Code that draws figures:
------------------------------------------------

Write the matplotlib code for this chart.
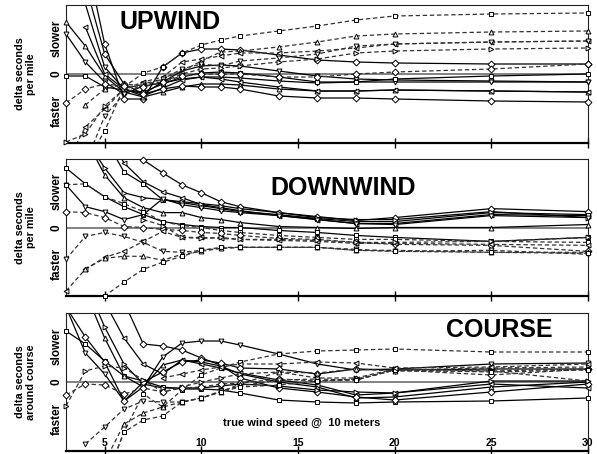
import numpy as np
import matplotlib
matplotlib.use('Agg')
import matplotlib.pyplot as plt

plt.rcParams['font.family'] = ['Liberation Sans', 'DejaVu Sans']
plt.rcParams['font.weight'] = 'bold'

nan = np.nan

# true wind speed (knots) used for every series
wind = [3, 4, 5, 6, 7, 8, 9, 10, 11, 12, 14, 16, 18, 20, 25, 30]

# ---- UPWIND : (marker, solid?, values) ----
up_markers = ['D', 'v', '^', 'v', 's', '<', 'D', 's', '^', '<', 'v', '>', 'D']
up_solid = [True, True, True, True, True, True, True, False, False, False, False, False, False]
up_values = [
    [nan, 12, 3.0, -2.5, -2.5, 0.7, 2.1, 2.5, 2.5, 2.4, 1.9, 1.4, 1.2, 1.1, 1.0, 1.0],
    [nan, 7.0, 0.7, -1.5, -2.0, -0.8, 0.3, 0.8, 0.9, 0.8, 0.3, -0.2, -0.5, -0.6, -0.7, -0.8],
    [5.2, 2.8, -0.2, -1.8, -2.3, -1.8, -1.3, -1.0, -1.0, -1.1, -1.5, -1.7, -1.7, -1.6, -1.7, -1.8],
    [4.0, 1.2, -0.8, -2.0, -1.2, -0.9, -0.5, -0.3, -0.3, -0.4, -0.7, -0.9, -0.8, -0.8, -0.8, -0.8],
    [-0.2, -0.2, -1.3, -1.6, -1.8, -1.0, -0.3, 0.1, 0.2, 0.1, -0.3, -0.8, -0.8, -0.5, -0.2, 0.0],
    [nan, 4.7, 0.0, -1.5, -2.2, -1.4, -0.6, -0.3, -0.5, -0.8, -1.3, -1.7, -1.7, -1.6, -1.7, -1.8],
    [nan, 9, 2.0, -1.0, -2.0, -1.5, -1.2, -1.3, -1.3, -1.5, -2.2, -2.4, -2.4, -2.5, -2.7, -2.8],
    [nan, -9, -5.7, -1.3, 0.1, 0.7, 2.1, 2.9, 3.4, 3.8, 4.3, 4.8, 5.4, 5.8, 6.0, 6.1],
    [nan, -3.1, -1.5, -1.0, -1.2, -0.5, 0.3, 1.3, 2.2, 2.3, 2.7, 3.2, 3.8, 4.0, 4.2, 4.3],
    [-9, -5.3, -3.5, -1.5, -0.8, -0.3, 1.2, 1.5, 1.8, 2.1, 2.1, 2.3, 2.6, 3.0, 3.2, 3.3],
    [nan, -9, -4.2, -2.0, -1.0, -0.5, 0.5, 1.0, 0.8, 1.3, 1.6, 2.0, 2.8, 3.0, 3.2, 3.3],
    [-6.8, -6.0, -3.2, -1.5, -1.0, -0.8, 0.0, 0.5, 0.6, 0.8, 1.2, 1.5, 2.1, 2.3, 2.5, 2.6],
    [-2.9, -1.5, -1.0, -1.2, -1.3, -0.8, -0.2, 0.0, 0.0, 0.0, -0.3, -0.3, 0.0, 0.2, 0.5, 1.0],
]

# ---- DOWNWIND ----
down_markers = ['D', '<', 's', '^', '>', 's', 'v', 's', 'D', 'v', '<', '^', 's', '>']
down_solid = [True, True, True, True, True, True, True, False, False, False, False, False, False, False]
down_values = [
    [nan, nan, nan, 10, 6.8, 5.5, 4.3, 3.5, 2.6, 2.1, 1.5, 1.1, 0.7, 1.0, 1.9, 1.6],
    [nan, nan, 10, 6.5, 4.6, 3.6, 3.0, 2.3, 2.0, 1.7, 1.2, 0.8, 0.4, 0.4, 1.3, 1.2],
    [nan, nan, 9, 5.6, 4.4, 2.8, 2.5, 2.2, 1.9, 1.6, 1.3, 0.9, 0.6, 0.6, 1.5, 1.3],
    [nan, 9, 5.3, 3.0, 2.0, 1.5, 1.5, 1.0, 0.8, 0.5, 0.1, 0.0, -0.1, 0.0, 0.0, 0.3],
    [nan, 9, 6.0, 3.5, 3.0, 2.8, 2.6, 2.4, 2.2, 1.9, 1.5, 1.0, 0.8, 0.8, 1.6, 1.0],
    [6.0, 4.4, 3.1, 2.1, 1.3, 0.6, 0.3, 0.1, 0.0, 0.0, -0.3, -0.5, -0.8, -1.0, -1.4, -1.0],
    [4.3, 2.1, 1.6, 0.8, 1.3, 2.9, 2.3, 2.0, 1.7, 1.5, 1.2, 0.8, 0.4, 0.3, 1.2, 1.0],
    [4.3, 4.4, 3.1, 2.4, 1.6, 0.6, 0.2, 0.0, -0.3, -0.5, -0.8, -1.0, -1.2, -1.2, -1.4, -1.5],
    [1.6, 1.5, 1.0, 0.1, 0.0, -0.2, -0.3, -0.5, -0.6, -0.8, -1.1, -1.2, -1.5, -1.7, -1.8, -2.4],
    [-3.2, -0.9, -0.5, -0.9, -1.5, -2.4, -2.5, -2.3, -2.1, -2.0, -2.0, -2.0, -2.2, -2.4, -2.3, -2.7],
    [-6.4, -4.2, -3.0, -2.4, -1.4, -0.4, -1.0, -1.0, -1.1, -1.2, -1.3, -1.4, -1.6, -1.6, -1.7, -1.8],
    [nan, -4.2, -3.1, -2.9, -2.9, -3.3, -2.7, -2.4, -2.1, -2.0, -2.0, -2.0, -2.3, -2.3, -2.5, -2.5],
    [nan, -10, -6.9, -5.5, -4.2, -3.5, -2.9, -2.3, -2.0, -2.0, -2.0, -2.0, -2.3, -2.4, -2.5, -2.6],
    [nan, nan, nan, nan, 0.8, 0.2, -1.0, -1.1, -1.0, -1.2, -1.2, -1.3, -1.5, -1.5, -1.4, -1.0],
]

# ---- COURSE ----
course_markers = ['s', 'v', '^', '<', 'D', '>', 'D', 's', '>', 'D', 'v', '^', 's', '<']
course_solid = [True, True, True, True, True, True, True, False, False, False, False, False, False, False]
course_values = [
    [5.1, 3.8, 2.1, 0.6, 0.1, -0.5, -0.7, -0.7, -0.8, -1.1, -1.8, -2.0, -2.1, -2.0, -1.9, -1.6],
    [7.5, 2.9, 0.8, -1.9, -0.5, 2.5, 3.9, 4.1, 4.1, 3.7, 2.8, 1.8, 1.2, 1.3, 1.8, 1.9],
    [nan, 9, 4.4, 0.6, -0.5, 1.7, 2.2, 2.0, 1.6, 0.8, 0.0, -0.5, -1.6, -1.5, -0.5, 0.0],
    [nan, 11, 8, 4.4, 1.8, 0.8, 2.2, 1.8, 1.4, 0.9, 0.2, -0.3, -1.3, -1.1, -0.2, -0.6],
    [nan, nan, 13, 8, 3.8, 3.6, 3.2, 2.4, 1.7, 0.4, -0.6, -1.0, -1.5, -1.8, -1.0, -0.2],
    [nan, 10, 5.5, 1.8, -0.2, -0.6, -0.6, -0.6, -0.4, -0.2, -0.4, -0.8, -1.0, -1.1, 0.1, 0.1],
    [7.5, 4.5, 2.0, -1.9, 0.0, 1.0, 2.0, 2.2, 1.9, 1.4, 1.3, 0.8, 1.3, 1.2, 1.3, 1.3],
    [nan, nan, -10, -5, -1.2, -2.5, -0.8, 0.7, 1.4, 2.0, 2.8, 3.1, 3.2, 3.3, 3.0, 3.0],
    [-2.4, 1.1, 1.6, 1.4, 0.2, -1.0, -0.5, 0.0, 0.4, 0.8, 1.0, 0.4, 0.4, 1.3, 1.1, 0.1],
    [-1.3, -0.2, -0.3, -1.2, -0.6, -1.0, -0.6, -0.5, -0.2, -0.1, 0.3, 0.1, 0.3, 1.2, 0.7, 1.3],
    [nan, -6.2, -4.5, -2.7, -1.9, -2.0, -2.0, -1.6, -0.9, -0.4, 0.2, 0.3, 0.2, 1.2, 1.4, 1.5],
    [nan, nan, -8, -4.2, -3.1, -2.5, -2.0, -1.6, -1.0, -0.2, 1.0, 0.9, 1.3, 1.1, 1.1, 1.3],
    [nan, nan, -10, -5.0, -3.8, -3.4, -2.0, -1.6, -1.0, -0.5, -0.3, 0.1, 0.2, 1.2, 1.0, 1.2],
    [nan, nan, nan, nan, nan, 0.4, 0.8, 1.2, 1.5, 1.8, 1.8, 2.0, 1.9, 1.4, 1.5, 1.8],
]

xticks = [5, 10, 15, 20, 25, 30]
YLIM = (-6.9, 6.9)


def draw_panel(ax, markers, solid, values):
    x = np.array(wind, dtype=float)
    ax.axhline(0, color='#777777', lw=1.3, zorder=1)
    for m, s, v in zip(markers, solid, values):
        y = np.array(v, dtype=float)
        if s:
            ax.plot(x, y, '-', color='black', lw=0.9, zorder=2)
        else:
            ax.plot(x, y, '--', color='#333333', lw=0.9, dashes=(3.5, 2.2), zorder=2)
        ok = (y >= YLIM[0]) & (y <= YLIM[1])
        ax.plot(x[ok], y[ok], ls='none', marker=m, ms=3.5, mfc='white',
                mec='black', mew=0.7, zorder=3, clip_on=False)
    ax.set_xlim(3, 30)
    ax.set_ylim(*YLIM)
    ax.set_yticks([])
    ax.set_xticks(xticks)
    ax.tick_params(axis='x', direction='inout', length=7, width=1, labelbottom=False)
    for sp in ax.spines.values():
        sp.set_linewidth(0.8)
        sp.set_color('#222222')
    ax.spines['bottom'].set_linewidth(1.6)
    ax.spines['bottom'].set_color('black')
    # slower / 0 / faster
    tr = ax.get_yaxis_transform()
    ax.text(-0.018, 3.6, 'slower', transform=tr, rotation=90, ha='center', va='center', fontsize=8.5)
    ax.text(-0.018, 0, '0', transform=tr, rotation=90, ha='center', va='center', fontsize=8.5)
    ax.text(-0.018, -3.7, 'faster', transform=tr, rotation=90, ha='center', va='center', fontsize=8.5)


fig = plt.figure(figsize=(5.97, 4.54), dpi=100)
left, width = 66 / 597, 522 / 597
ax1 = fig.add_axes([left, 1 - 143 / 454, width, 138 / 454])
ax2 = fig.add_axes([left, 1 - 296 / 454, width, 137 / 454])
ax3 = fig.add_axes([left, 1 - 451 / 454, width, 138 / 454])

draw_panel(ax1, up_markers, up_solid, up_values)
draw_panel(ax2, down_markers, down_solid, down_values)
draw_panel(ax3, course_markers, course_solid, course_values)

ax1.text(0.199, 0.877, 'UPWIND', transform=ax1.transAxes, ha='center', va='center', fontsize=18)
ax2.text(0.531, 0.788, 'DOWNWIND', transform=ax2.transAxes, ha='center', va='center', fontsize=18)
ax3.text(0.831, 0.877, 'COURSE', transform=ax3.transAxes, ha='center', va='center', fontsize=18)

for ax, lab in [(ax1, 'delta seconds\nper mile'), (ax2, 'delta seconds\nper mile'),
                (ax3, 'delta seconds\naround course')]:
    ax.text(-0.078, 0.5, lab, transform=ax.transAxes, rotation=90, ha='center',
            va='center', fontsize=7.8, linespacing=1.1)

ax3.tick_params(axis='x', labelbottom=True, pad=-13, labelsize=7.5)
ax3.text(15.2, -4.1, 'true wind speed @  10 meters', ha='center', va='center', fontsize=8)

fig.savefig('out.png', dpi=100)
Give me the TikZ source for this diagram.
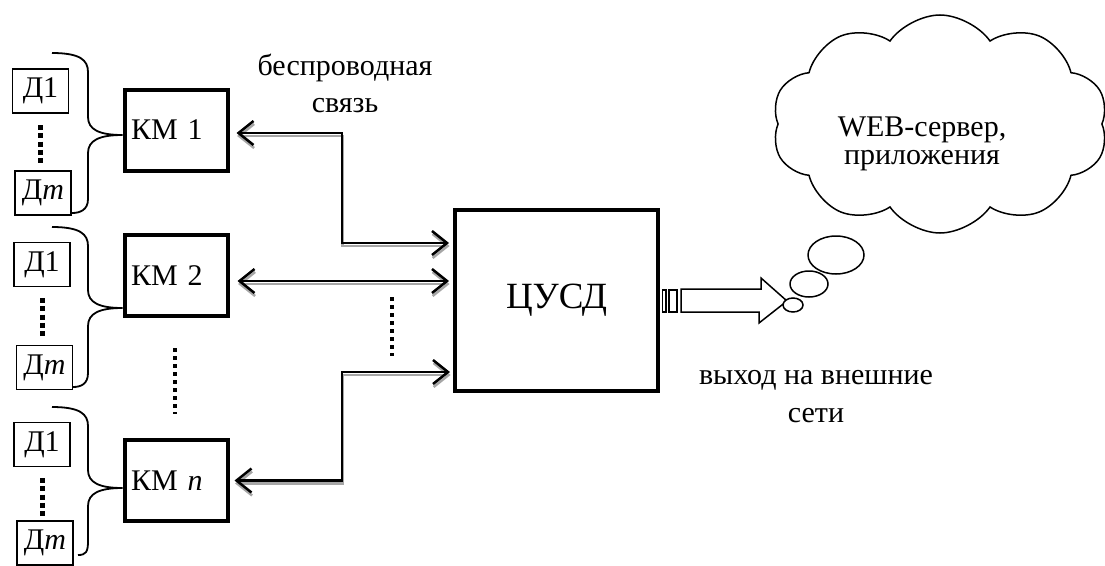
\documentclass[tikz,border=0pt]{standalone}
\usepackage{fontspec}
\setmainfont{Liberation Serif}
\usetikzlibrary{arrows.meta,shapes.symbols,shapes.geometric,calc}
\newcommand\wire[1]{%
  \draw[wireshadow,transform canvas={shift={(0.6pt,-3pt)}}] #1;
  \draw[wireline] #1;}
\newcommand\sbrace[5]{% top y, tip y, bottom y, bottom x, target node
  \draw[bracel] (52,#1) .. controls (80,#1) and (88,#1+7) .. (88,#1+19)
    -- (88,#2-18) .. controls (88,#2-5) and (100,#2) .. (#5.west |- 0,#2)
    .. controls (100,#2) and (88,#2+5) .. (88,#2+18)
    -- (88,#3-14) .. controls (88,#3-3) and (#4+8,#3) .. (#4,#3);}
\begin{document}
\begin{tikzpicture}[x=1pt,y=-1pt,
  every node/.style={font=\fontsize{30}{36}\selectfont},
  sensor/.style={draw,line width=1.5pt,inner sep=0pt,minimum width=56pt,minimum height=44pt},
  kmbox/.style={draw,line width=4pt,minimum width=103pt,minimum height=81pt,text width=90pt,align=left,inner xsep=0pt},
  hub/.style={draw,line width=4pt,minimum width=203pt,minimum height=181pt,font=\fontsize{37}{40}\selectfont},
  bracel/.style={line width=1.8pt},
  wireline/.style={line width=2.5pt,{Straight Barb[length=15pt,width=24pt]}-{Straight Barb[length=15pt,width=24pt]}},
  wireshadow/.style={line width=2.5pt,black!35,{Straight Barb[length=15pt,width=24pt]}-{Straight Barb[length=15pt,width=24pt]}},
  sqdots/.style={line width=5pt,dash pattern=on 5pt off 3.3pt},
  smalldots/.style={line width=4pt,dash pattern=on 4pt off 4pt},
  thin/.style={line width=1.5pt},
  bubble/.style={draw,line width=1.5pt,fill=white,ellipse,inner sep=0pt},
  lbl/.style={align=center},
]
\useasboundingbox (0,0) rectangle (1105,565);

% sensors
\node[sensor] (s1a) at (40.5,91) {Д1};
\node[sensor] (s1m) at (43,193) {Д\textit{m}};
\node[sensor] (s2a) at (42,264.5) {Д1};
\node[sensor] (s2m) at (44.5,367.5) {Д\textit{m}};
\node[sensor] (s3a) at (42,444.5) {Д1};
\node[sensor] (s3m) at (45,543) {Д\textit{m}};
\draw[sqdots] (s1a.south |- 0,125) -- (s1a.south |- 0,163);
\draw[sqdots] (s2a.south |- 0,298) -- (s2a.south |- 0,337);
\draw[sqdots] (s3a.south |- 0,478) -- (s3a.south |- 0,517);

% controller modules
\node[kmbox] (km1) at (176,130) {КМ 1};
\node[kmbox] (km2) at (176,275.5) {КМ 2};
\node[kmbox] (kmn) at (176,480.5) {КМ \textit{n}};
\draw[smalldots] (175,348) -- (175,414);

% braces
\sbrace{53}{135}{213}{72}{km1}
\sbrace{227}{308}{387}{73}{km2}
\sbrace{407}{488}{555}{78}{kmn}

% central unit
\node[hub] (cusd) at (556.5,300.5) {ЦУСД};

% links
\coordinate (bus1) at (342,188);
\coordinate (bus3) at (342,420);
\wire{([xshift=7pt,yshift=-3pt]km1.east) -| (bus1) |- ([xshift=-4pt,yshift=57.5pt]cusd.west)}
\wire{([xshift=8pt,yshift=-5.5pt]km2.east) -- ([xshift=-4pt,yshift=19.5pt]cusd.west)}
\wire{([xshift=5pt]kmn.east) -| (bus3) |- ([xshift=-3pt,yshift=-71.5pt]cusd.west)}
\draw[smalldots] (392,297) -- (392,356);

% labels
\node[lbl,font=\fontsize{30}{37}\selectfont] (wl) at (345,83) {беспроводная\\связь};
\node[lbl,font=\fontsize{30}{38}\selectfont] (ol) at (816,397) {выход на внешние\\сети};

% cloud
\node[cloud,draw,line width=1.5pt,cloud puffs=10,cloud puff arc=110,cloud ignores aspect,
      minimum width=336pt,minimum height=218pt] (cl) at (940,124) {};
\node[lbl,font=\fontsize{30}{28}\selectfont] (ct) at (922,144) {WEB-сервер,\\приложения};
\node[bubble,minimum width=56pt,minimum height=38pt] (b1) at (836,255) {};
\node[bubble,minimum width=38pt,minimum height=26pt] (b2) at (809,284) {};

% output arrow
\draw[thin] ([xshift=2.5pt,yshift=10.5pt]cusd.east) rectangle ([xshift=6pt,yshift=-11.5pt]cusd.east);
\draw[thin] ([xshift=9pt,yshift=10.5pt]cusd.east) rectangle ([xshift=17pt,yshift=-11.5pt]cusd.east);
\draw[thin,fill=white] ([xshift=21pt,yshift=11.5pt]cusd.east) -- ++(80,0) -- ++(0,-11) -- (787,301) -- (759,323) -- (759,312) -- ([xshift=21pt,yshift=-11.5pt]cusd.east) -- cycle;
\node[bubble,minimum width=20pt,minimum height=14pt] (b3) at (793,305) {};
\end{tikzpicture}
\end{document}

------------------------------------------------

Quote the records above exactly, from the first line through the line containing "18, 20, 25, 30]", and leave out the pictures.

Answer to this problem =
Write the matplotlib code for this chart.
import numpy as np
import matplotlib
matplotlib.use('Agg')
import matplotlib.pyplot as plt

plt.rcParams['font.family'] = ['Liberation Sans', 'DejaVu Sans']
plt.rcParams['font.weight'] = 'bold'

nan = np.nan

# true wind speed (knots) used for every series
wind = [3, 4, 5, 6, 7, 8, 9, 10, 11, 12, 14, 16, 18, 20, 25, 30]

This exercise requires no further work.